Ao se fiar a desfechos e não a princípios, o consequencialismo exige maior esforço cognitivo que a deontologia, tornando-se mais popular conforme o padrão educacional se eleva. Isso não significa que seja intrinsecamente positivo ou superior, conforme já argumentado, mas tampouco seria correto dizer que o debate inteiro se reduz ao gosto do freguês.

Há ao menos um aspecto que parece pairar acima de qualquer relativismo: seria desejável que a lógica dos impactos e desfechos se impusesse sobre o populismo, na criação e defesa de políticas públicas, como argumentado pelo jurista Noel Semple e por tantas outras pessoas.

O populismo, em essência, é um feixe de ideologias que separa o mundo de maneira dicotômica. São as elites financeiras e despudoradas que querem injetar chips controladores no braço dos cidadãos de bem, os burocratas corruptos contra o povo trabalhador, as pessoas de Deus contra as do Diabo e tantas outras oposições que, mesmo quando partem de raciocínios de alguma forma alinhados à realidade, terminam em narrativas distorcidas para angariar o apoio da maioria.
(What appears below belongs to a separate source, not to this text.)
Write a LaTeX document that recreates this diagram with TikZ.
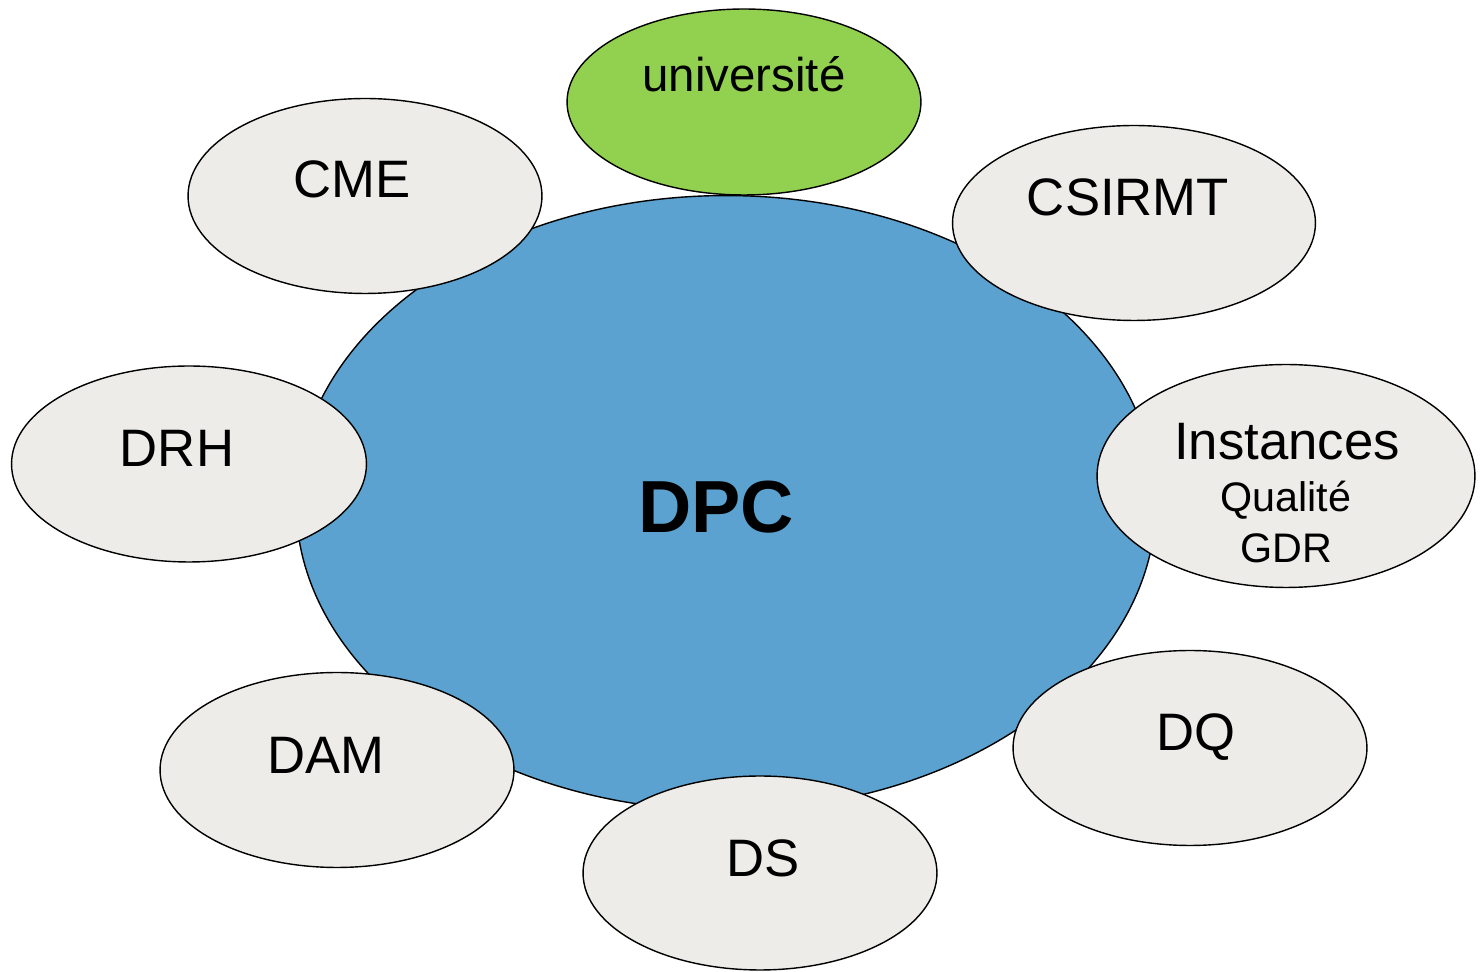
\documentclass[tikz,border=0pt]{standalone}
\usepackage{fontspec}
\setmainfont{Liberation Sans}
\usetikzlibrary{shapes.geometric}

\definecolor{dpcblue}{HTML}{5BA2D0}
\definecolor{unigreen}{HTML}{92D050}
\definecolor{satgray}{HTML}{EDECE8}

\begin{document}
\begin{tikzpicture}[x=0.02cm, y=-0.02cm,
		bubble/.style={ellipse, draw=black, line width=0.8pt, inner sep=0pt},
		satellite/.style={bubble, fill=satgray, minimum width=7.08cm, minimum height=3.9cm},
		label text/.style={anchor=base, inner sep=0pt, font=\fontsize{30}{36}\selectfont},
		small text/.style={anchor=base, inner sep=0pt, font=\fontsize{23.5}{28}\selectfont}]
			\useasboundingbox (0,0) rectangle (1482,972);
			% centre
			\node[bubble, fill=dpcblue, minimum width=17.2cm, minimum height=12.3cm] (dpc) at (726,503) {};
			\node[anchor=base, inner sep=0pt, font=\fontsize{42}{48}\selectfont\bfseries] (dpc-t) at (716,533) {DPC};
			% satellites
			\node[bubble, fill=unigreen, minimum width=7.08cm, minimum height=3.72cm] (univ) at (744,102) {};
			\node[satellite] (cme) at (365,196) {};
			\node[satellite, minimum width=7.26cm] (csirmt) at (1134,223) {};
			\node[satellite, minimum width=7.56cm, minimum height=4.46cm] (inst) at (1286,476) {};
			\node[satellite, minimum width=7.1cm, minimum height=3.92cm] (drh) at (189,464) {};
			\node[satellite] (dam) at (337,770) {};
			\node[satellite, minimum height=3.88cm] (ds) at (760,873) {};
			\node[satellite] (dq) at (1190,748) {};
			% labels
			\node[label text, font=\fontsize{27}{32}\selectfont] (univ-t) at (744,92) {université};
			\node[label text] (cme-t) at (352,198) {CME};
			\node[label text] (csirmt-t) at (1128,216) {CSIRMT};
			\node[label text] (inst-t) at (1287,460) {Instances};
			\node[small text] (inst-q) at (1286,512) {Qualité};
			\node[small text] (inst-g) at (1286,563) {GDR};
			\node[label text] (drh-t) at (177,467) {DRH};
			\node[label text] (dam-t) at (326,774) {DAM};
			\node[label text] (ds-t) at (763,877) {DS};
			\node[label text] (dq-t) at (1196,751) {DQ};
\end{tikzpicture}
\end{document}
Pois essa ideologia que tanto mal já fez ao Brasil invariavelmente apela para princípios deontológicos para inibir qualquer intenção pensante. "É da natureza humana ser hétero e ter filhos", "posto que é errado usar drogas, não faz sentido discutir a descriminalização", "a vida é sagrada; aborto nem em caso de estupro" e por aí vai.

É compreensível que parte da população tenha essas intuições, mas é lastimoso ver legisladores dando formato ao arcabouço legal do país sem qualquer discussão mais séria sobre as consequências das posições que defendem. De peruca circense ou não.